# SST2 Bayesian Transformer Experiment

This folder contains the notebooks, modules, data, checkpoints, and results for
the SST2 Bayesian transformer experiments and multi-seed robustness analysis.

## Quick start
- Run the notebooks from this folder so relative imports like `from modules...`
  and paths like `processed_data_agnews/` resolve correctly.
- Recommended environment:
  - Python 3.x
  - Jupyter
  - tensorflow, tensorflow_probability
  - numpy, pandas, scikit-learn
  - matplotlib, seaborn

## Notebooks
- `Bayesian_Transformers_final.ipynb`
  - Main end-to-end experiment. Loads data, trains models, evaluates, and
    writes figures/results.
- `Multi_Seed_Robustness_Check.ipynb`
  - Multi-seed stability analysis.

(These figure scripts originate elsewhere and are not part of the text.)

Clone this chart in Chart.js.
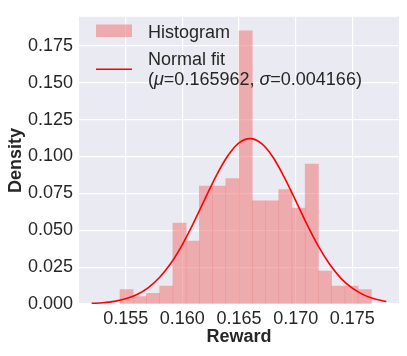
<!DOCTYPE html>
<html>
<head>
<meta charset="utf-8">
<script src="https://cdn.jsdelivr.net/npm/chart.js@4/dist/chart.umd.min.js"></script>
<style>
  html, body { margin: 0; padding: 0; background: #fff; }
  #wrap { width: 407px; height: 356px; position: relative; }
</style>
</head>
<body>
<div id="wrap"><canvas id="chart"></canvas></div>
<script>
// histogram bins (centres) and bar heights
const BIN_CENTERS = [0.155081, 0.156248, 0.157416, 0.158583, 0.159751, 0.160918, 0.162085,
  0.163253, 0.164420, 0.165588, 0.166755, 0.167923, 0.169090, 0.170257, 0.171425,
  0.172592, 0.173760, 0.174927, 0.176095];
const DENSITY = [0.0098, 0.0050, 0.0072, 0.0122, 0.0548, 0.0426, 0.0800, 0.0800, 0.0850,
  0.1852, 0.0699, 0.0699, 0.0775, 0.0651, 0.0948, 0.0223, 0.0122, 0.0122, 0.0098];

// normal fit curve
const FIT_X = [0.152, 0.153, 0.154, 0.155, 0.156, 0.157, 0.158, 0.159, 0.160, 0.161, 0.162,
  0.163, 0.164, 0.165, 0.166, 0.167, 0.168, 0.169, 0.170, 0.171, 0.172, 0.173, 0.174,
  0.175, 0.176, 0.177, 0.178];
const FIT_Y = [0.0004, 0.0009, 0.0018, 0.0035, 0.0064, 0.0111, 0.0181, 0.0278, 0.0403,
  0.0552, 0.0713, 0.0871, 0.1003, 0.1092, 0.1121, 0.1087, 0.0995, 0.0859, 0.0701,
  0.0540, 0.0392, 0.0269, 0.0174, 0.0107, 0.0062, 0.0034, 0.0017];

const X_TICKS = [0.155, 0.160, 0.165, 0.170, 0.175];
const Y_TICKS = [0, 0.025, 0.05, 0.075, 0.1, 0.125, 0.15, 0.175];

const BAR_COLOR = "rgba(240,128,128,0.6)";
const LINE_COLOR = "#ff0000";
const TEXT_COLOR = "#262626";
const FONT = "'Liberation Sans', Arial, sans-serif";

Chart.defaults.font.family = FONT;
Chart.defaults.color = TEXT_COLOR;

/* =========================
   background + legend
========================= */
const plotBg = {
  id: "plotBg",
  beforeDraw(chart) {
    const { ctx, chartArea: a } = chart;
    ctx.save();
    ctx.fillStyle = "#eaeaf2";
    ctx.fillRect(a.left, a.top, a.right - a.left, a.bottom - a.top);
    ctx.restore();
  }
};

const fitLegend = {
  id: "fitLegend",
  afterDatasetsDraw(chart) {
    const ctx = chart.ctx;
    const x0 = 96, x1 = 132, tx = 148;
    ctx.save();

    ctx.fillStyle = BAR_COLOR;
    ctx.fillRect(x0, 24.5, x1 - x0, 12.5);

    ctx.strokeStyle = LINE_COLOR;
    ctx.lineWidth = 1.5;
    ctx.beginPath();
    ctx.moveTo(x0, 69.3);
    ctx.lineTo(x1, 69.3);
    ctx.stroke();

    ctx.fillStyle = TEXT_COLOR;
    ctx.textBaseline = "alphabetic";
    ctx.textAlign = "left";
    const plain = "18px " + FONT;
    const ital = "italic 18px " + FONT;
    ctx.font = plain;
    ctx.fillText("Histogram", tx, 37.7);
    ctx.fillText("Normal fit", tx, 64.6);

    // (μ=..., σ=...) with italic greek letters
    const parts = [["(", plain], ["\u03bc", ital], ["=0.165962, ", plain],
      ["\u03c3", ital], ["=0.004166)", plain]];
    let x = tx;
    for (const [txt, f] of parts) {
      ctx.font = f;
      ctx.fillText(txt, x, 85.2);
      x += ctx.measureText(txt).width;
    }
    ctx.restore();
  }
};

new Chart(document.getElementById("chart"), {
  type: "bar",
  data: {
    datasets: [
      {
        type: "line",
        data: FIT_X.map((x, i) => ({ x, y: FIT_Y[i] })),
        borderColor: LINE_COLOR,
        borderWidth: 1.6,
        pointRadius: 0,
        cubicInterpolationMode: "monotone",
        fill: false,
        order: 0
      },
      {
        type: "bar",
        data: BIN_CENTERS.map((x, i) => ({ x, y: DENSITY[i] })),
        backgroundColor: BAR_COLOR,
        borderWidth: 0,
        barPercentage: 1,
        categoryPercentage: 1,
        grouped: false,
        order: 1
      }
    ]
  },
  options: {
    responsive: true,
    maintainAspectRatio: false,
    animation: false,
    layout: { padding: { top: 7, right: 8, left: 0, bottom: 0 } },
    plugins: {
      legend: { display: false },
      tooltip: { enabled: false }
    },
    scales: {
      x: {
        type: "linear",
        min: 0.15088,
        max: 0.17912,
        offset: false,
        afterBuildTicks: s => { s.ticks = X_TICKS.map(v => ({ value: v })); },
        afterFit: s => { s.height = 52; },
        ticks: {
          font: { size: 18 },
          color: TEXT_COLOR,
          padding: 4,
          maxRotation: 0,
          autoSkip: false,
          callback: v => v.toFixed(3)
        },
        grid: { color: "#ffffff", lineWidth: 1.2, drawTicks: false, offset: false },
        border: { display: false },
        title: {
          display: true,
          text: "Reward",
          font: { size: 18, weight: "bold" },
          color: TEXT_COLOR,
          padding: { top: 0, bottom: 8 }
        }
      },
      y: {
        min: 0,
        max: 0.1947,
        afterBuildTicks: s => { s.ticks = Y_TICKS.map(v => ({ value: v })); },
        afterFit: s => { s.width = 79; },
        ticks: {
          font: { size: 18 },
          color: TEXT_COLOR,
          padding: 6,
          callback: v => v.toFixed(3)
        },
        grid: { color: "#ffffff", lineWidth: 1.2, drawTicks: false },
        border: { display: false },
        title: {
          display: true,
          text: "Density",
          font: { size: 18, weight: "bold" },
          color: TEXT_COLOR,
          padding: { top: 5, bottom: 0 }
        }
      }
    }
  },
  plugins: [plotBg, fitLegend]
});
</script>
</body>
</html>
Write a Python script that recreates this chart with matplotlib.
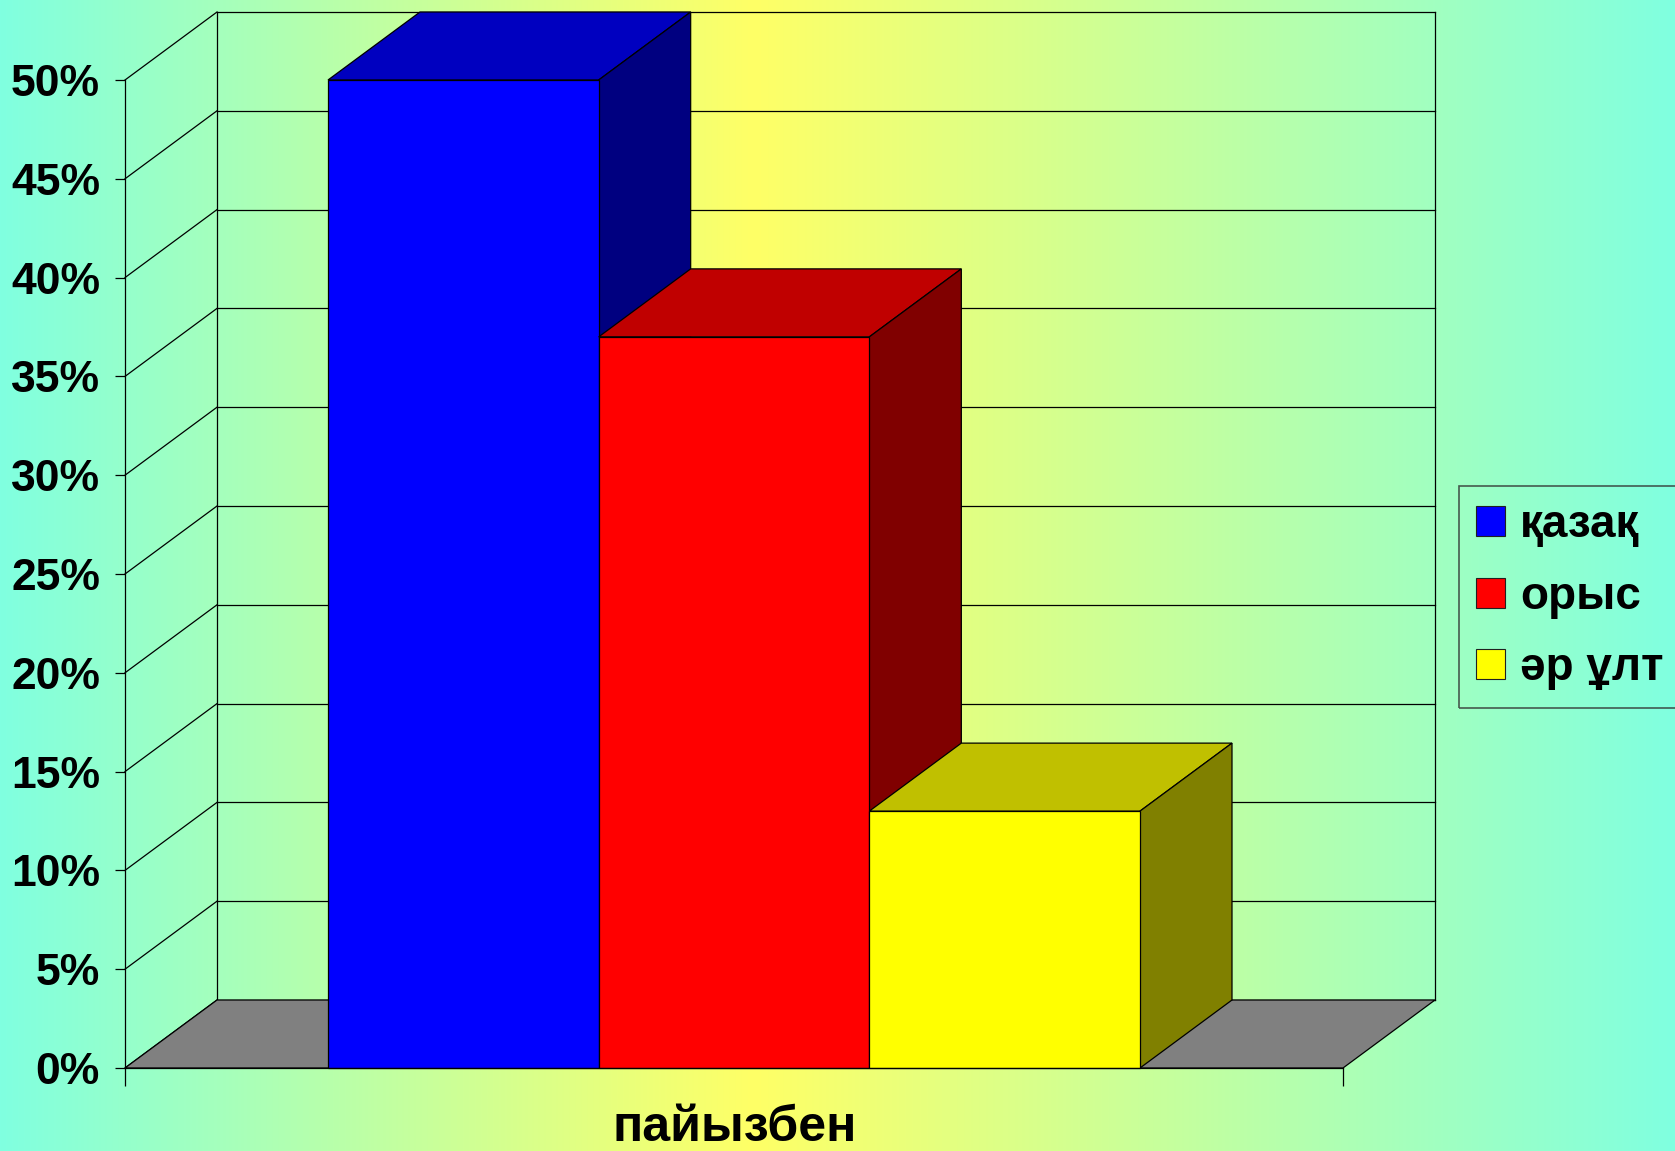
import numpy as np
import matplotlib
matplotlib.use('Agg')
import matplotlib.pyplot as plt
from matplotlib.patches import Polygon, Patch
from matplotlib.colors import to_rgb

# ---------------- data ----------------
category = 'пайызбен'
series = ['қазақ', 'орыс', 'әр ұлт']
values = [50, 37, 13]
yticks = [0, 5, 10, 15, 20, 25, 30, 35, 40, 45, 50]
ytick_labels = [f'{v}%' for v in yticks]

front_colors = ['#0000FF', '#FF0000', '#FFFF00']
top_colors = ['#0000C0', '#C00000', '#C0C000']
side_colors = ['#000080', '#800000', '#808000']

FONT = ['Liberation Sans', 'DejaVu Sans']
plt.rcParams['font.family'] = FONT

W, H = 1675, 1151
fig = plt.figure(figsize=(W / 100, H / 100), dpi=100)

# ---------------- background gradient ----------------
bg = fig.add_axes([0, 0, 1, 1], zorder=-10)
edge = np.array(to_rgb('#80FFE0'))
mid = np.array(to_rgb('#FFFF66'))
xs = np.linspace(0, 1, W)
peak = 0.45
t = np.where(xs <= peak, xs / peak, (1 - xs) / (1 - peak))
grad = edge[None, :] * (1 - t[:, None]) + mid[None, :] * t[:, None]
bg.imshow(grad[None, :, :], aspect='auto', extent=[0, 1, 0, 1])
bg.set_axis_off()

# ---------------- main axes ----------------
ax = fig.add_axes([125 / W, 83 / H, 1218 / W, 988 / H])
ax.set_xlim(0, 1)
ax.set_ylim(0, 50)
ax.patch.set_alpha(0)
for s in ['top', 'right', 'bottom']:
    ax.spines[s].set_visible(False)
ax.spines['left'].set_linewidth(0.9)

# depth offset of the 3D frame (data units)
ddx = 92 / 1218 * 1.0
ddy = 68 / 988 * 50

lw = 0.9
# side wall diagonals + back wall gridlines
for y in yticks:
    ax.plot([0, ddx], [y, y + ddy], color='black', lw=lw, clip_on=False, zorder=1)
    ax.plot([ddx, 1 + ddx], [y + ddy, y + ddy], color='black', lw=lw, clip_on=False, zorder=1)
ax.plot([ddx, ddx], [ddy, 50 + ddy], color='black', lw=lw, clip_on=False, zorder=1)
ax.plot([1 + ddx, 1 + ddx], [ddy, 50 + ddy], color='black', lw=lw, clip_on=False, zorder=1)

# floor
floor = Polygon([(0, 0), (1, 0), (1 + ddx, ddy), (ddx, ddy)], closed=True,
                facecolor='#808080', edgecolor='black', lw=lw, clip_on=False, zorder=2)
ax.add_patch(floor)

# bars (gap width 150%)
n = len(values)
w = 1.0 / (n + 1.5)
start = 0.75 * w
for i, v in enumerate(values):
    x0 = start + i * w
    x1 = x0 + w
    top = Polygon([(x0, v), (x1, v), (x1 + ddx, v + ddy), (x0 + ddx, v + ddy)], closed=True,
                  facecolor=top_colors[i], edgecolor='black', lw=lw, clip_on=False, zorder=3 + i)
    side = Polygon([(x1, 0), (x1 + ddx, ddy), (x1 + ddx, v + ddy), (x1, v)], closed=True,
                   facecolor=side_colors[i], edgecolor='black', lw=lw, clip_on=False, zorder=3 + i)
    front = Polygon([(x0, 0), (x1, 0), (x1, v), (x0, v)], closed=True,
                    facecolor=front_colors[i], edgecolor='black', lw=lw, clip_on=False, zorder=3 + i)
    ax.add_patch(top)
    ax.add_patch(side)
    ax.add_patch(front)

# front x-axis line
ax.plot([0, 1], [0, 0], color='black', lw=lw, clip_on=False, zorder=10)

# ticks
ax.set_yticks(yticks)
ax.set_yticklabels(ytick_labels, fontsize=32, fontweight='bold')
ax.tick_params(axis='y', direction='out', length=7, width=0.9, pad=11)
ax.set_xticks([0, 1])
ax.set_xticklabels(['', ''])
ax.tick_params(axis='x', direction='out', length=13, width=0.9)

lab = ax.set_xlabel(category, fontsize=36, fontweight='bold', va='baseline')
ax.xaxis.set_label_coords(0.5008, -0.074)

# legend
handles = [Patch(facecolor=c, edgecolor='#202020', lw=0.8) for c in front_colors]
leg = fig.legend(handles, series, loc='upper left', bbox_to_anchor=(1459 / W, 1 - 486 / H),
                 frameon=True, fancybox=False, edgecolor='#303030', facecolor='none',
                 prop={'family': FONT, 'weight': 'bold', 'size': 33},
                 handlelength=0.62, handleheight=0.62, handletextpad=0.33,
                 labelspacing=0.6, borderpad=0.38, borderaxespad=0)
leg.get_frame().set_linewidth(1.2)

fig.savefig('out.png', dpi=100)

Reuses seed=42 checkpoints when present.
  - Creates `temp_baseline_cache/` during runs (disk cache for baselines).

## Folder structure (key items)
- `modules/` - Core experiment code (model builders, training, evaluation, etc.)
- `processed_data_agnews/` - NPY arrays used by default (`DATA_DIR` in config).
- `processed_data/` - Alternate preprocessed arrays (same naming schema).
- `checkpoints/`
  - `model_0.h5` .. `model_4.h5` - seed=42 pretrained checkpoints
  - `model_5/` - deep ensemble members (`member_*.h5`)
  - `multi_seed/` - progress/results for multi-seed runs
- `figures/` - Saved plots (png)
- `results_csv/` - Metrics CSV outputs
- `multi_seed_results/` - Aggregated multi-seed outputs (csv/json/png)
- `tstex_modules/` - TS-TeX API stubs (not used by notebooks)

## Data expectations
Each data directory contains:
- `train_ids.npy`, `train_mask.npy`, `train_labels.npy`
- `dev_ids.npy`, `dev_mask.npy`, `dev_labels.npy`
- `ood_ids.npy`, `ood_mask.npy`, `ood_labels.npy`

Default data directory is `processed_data_agnews/` as defined in:
- `modules/config.py`
- `modules/config_seed.py`

To switch datasets, update `DATA_DIR` in those config files.

## Notes
- The parent folder name ends with a trailing space:
  `SST2_Bayesian_transformer_experiment ` (note the space).
  Be careful when `cd`-ing from a terminal.
- The notebooks save figures/results in the existing `figures/`,
  `results_csv/`, and `multi_seed_results/` folders.